◆ **Information shown**:
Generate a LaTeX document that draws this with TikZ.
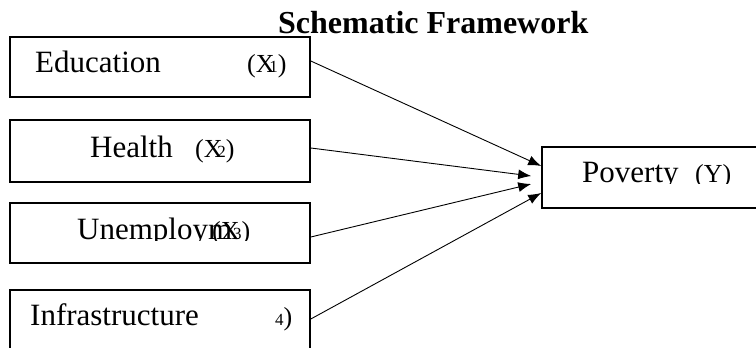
\documentclass[tikz,border=0pt]{standalone}
\usepackage{fontspec}
\setmainfont{Liberation Serif}
\usetikzlibrary{arrows.meta}

\tikzset{
  box/.style={draw, line width=1.6pt, minimum width=300pt, minimum height=60pt, inner sep=0pt},
  word/.style={anchor=base west, inner sep=0pt, font=\fontsize{31}{37}\selectfont},
  var/.style={anchor=base west, inner sep=0pt, font=\fontsize{26}{30}\selectfont},
  link/.style={-{Latex[length=13pt,width=10pt]}, line width=0.9pt},
}
\newcommand{\xvar}[2]{(X\kern#1{\fontsize{17}{17}\selectfont #2})}

\begin{document}
\begin{tikzpicture}[x=1pt,y=-1pt]
\useasboundingbox (0,0) rectangle (756,348);

\node[anchor=base west, inner sep=0pt, font=\fontsize{32}{38}\selectfont\bfseries] (title) at (278,33) {Schematic Framework};

% input boxes
\node[box]   (edu) at (160,67)    {};
\node[box, minimum height=62pt]   (hea) at (160,151)   {};
\node[box]   (une) at (160,233)   {};
\node[box]   (inf) at (160,320)   {};
% output box
\node[box, minimum width=230pt, minimum height=61pt]   (pov) at (657,177.5)   {};

\node[word]  (edut) at (35,72)    {Education};
\node[var]   (edux) at (247,72)   {\xvar{-0.2em}{1}};
\node[word]  (heat) at (90,157)   {Health};
\node[var]   (heax) at (195,157)  {\xvar{-0.2em}{2}};
\begin{scope}
\clip (0,200) rectangle (300,240);
\node[word]  (unet) at (77,239)   {Unemploym};
\node[var]   (unex) at (212,239)  {\xvar{-0.25em}{3}};
\end{scope}
\node[word]  (inft) at (30,325)   {Infrastructure};
\node[var]   (infx) at (275,325)  {{\fontsize{17}{17}\selectfont 4})};
\begin{scope}
\clip (550,140) rectangle (756,183);
\node[word]  (povt) at (582,182)  {Poverty};
\node[var]   (povy) at (695,182)  {(Y)};
\end{scope}

\path[link] ([yshift=6pt]edu.east)  edge  ([yshift=11.5pt]pov.west)
            ([yshift=3pt]hea.east)  edge  ([xshift=-10pt,yshift=1.5pt]pov.west)
            ([yshift=-4pt]une.east) edge  ([xshift=-10pt,yshift=-6.5pt]pov.west)
            ([yshift=1pt]inf.east)  edge  ([yshift=-15.5pt]pov.west);

\end{tikzpicture}
\end{document}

◆ **Task prompt**:
Omitting all images, print the listing exactly.

◆ **Task output**:
Generate a LaTeX document that draws this with TikZ.
\documentclass[tikz,border=0pt]{standalone}
\usepackage{fontspec}
\setmainfont{Liberation Serif}
\usetikzlibrary{arrows.meta}

\tikzset{
  box/.style={draw, line width=1.6pt, minimum width=300pt, minimum height=60pt, inner sep=0pt},
  word/.style={anchor=base west, inner sep=0pt, font=\fontsize{31}{37}\selectfont},
  var/.style={anchor=base west, inner sep=0pt, font=\fontsize{26}{30}\selectfont},
  link/.style={-{Latex[length=13pt,width=10pt]}, line width=0.9pt},
}
\newcommand{\xvar}[2]{(X\kern#1{\fontsize{17}{17}\selectfont #2})}

\begin{document}
\begin{tikzpicture}[x=1pt,y=-1pt]
\useasboundingbox (0,0) rectangle (756,348);

\node[anchor=base west, inner sep=0pt, font=\fontsize{32}{38}\selectfont\bfseries] (title) at (278,33) {Schematic Framework};

% input boxes
\node[box]   (edu) at (160,67)    {};
\node[box, minimum height=62pt]   (hea) at (160,151)   {};
\node[box]   (une) at (160,233)   {};
\node[box]   (inf) at (160,320)   {};
% output box
\node[box, minimum width=230pt, minimum height=61pt]   (pov) at (657,177.5)   {};

\node[word]  (edut) at (35,72)    {Education};
\node[var]   (edux) at (247,72)   {\xvar{-0.2em}{1}};
\node[word]  (heat) at (90,157)   {Health};
\node[var]   (heax) at (195,157)  {\xvar{-0.2em}{2}};
\begin{scope}
\clip (0,200) rectangle (300,240);
\node[word]  (unet) at (77,239)   {Unemploym};
\node[var]   (unex) at (212,239)  {\xvar{-0.25em}{3}};
\end{scope}
\node[word]  (inft) at (30,325)   {Infrastructure};
\node[var]   (infx) at (275,325)  {{\fontsize{17}{17}\selectfont 4})};
\begin{scope}
\clip (550,140) rectangle (756,183);
\node[word]  (povt) at (582,182)  {Poverty};
\node[var]   (povy) at (695,182)  {(Y)};
\end{scope}

\path[link] ([yshift=6pt]edu.east)  edge  ([yshift=11.5pt]pov.west)
            ([yshift=3pt]hea.east)  edge  ([xshift=-10pt,yshift=1.5pt]pov.west)
            ([yshift=-4pt]une.east) edge  ([xshift=-10pt,yshift=-6.5pt]pov.west)
            ([yshift=1pt]inf.east)  edge  ([yshift=-15.5pt]pov.west);

\end{tikzpicture}
\end{document}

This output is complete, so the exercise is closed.